Brent Staples
Brent Staples (b. 1951), the oldest of nine children, was born in Chester, Pennsylvania. His father was a truck driver who lost his job along with 40,000 other workers in the 1960s because of plant closings in the area. The family was reduced to poverty. Staples had never considered college until a college professor took an interest in him and encouraged him to apply to a program that recruited black students. He enrolled at Widener University (B.A. 1973), where he excelled and received a Danforth Fellowship for graduate study. He took a Ph.D. in behavioral psychology at the University of Chicago in 1977. From 1977 to 1981 he taught psychology at several colleges in Pennsylvania and Illinois, but a job as a report for the Chicago Sun-Times in 1982 and 1983 began his shift to journalism. He began writing for the New York Times in 1983 and has served on the editorial board of that newspaper, for which he writes opinion pieces on race, social problems, politics, and contemporary culture.

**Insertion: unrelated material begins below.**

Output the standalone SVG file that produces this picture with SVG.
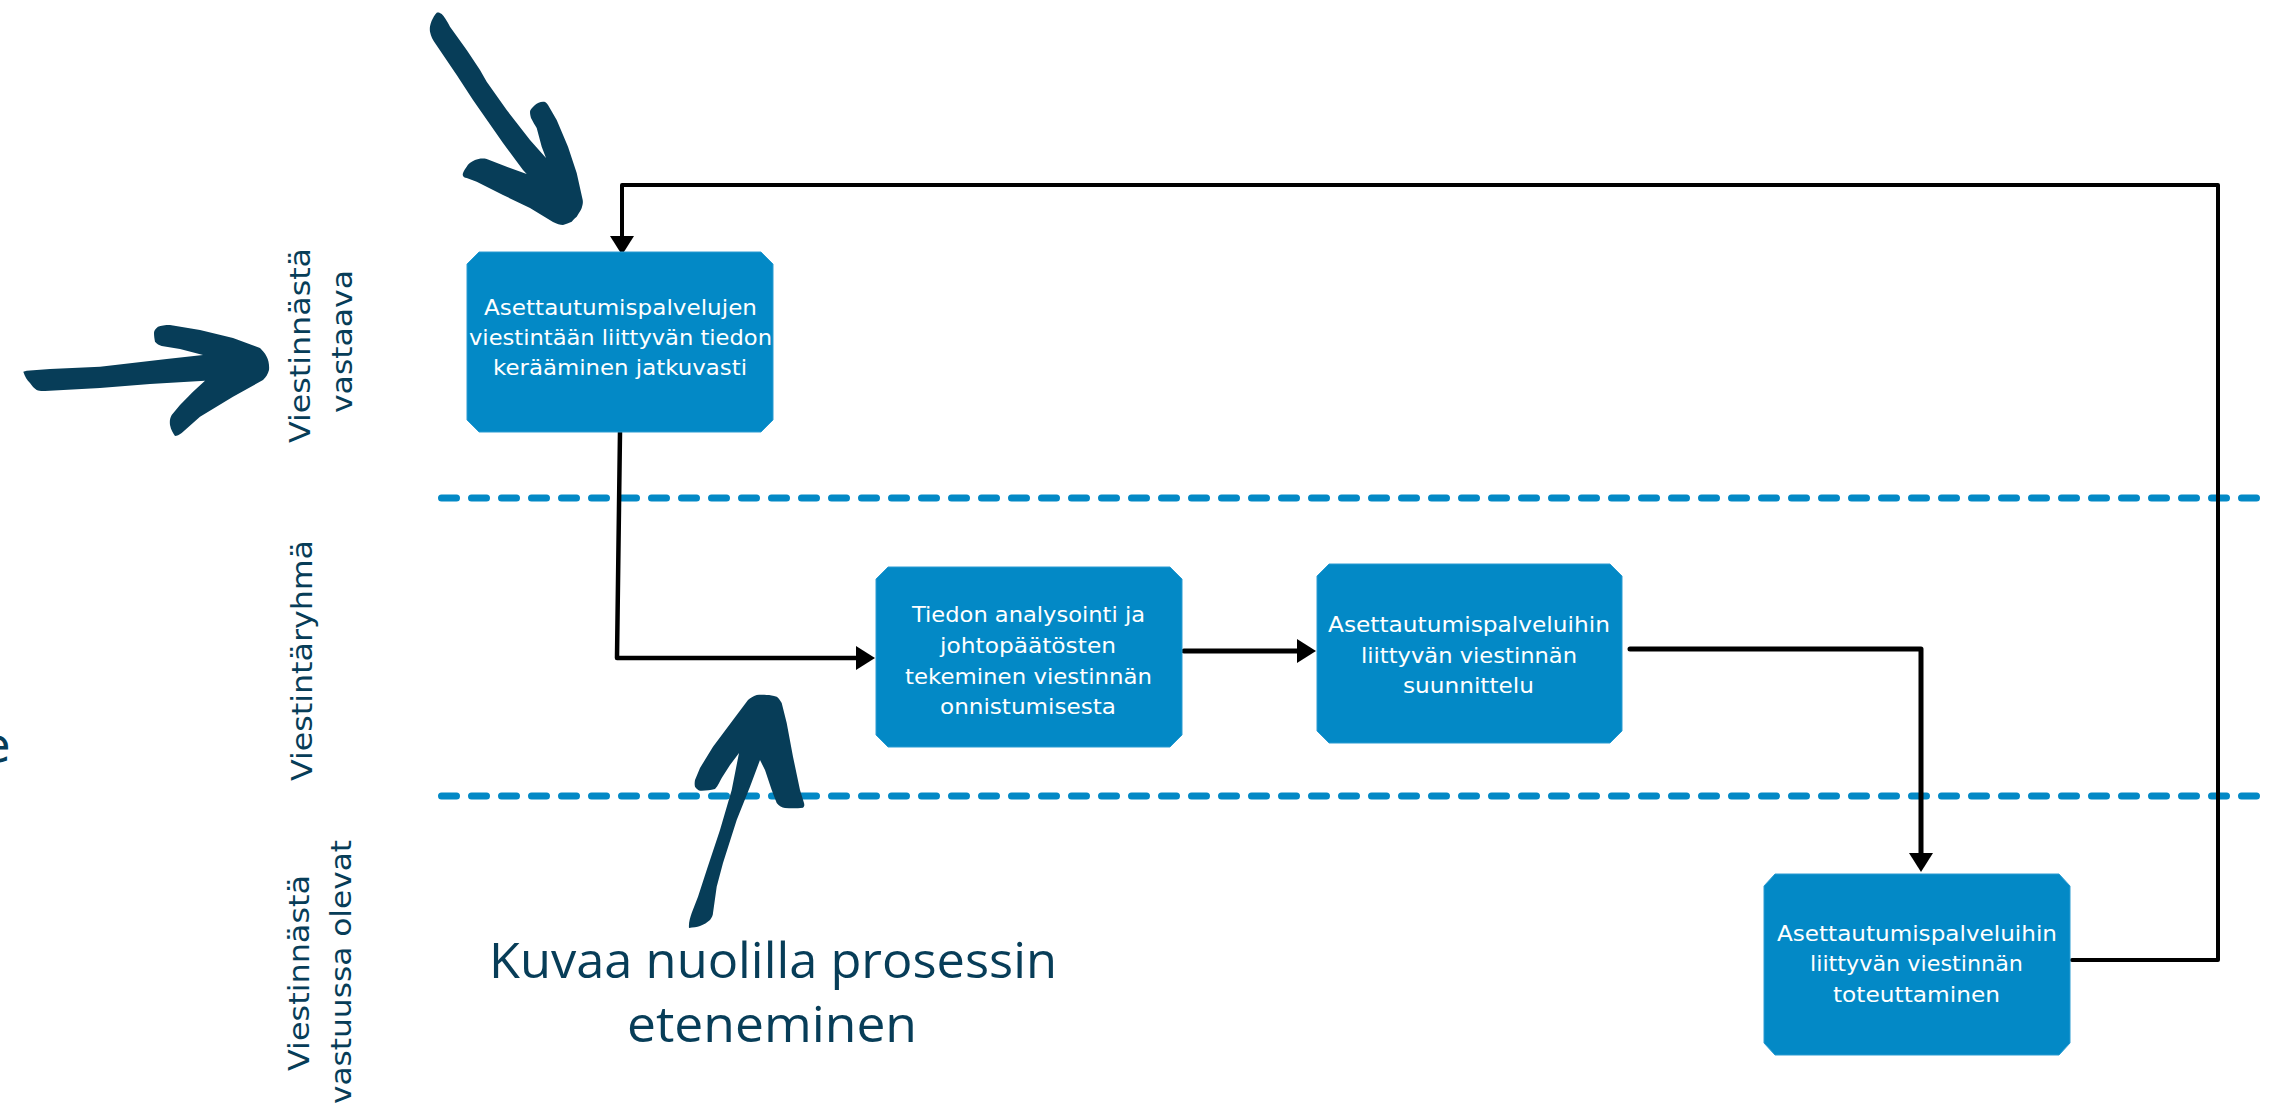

In 1994, Staples published the autobiographical Parallel Time: Growing Up in Black and White, which won the Anisfield Wolff Book Award and in which “Black Men and Public Space” appears. The Term public space is just 30 years old, and definitions vary. One definition states that public spaces “protect the rights of user groups. They are accessible to all groups and provide for freedom of action but also for temporary claim and ownership. A public space can be a place to act more freely” (Steven Carr, quoted in “The Death of Public Space?” at http://www.columbia.edu/_gs228/writing/histps.htm).
My first victim was a woman—white, well dressed, probably in her late twenties. I came upon her late one evening on a deserted street in Hyde Park, a relatively affluent neighborhood in an otherwise mean, impoverished section of Chicago. As I swung onto the avenue behind her, there seemed to be a discreet, uninflammatory distance between us. Not so.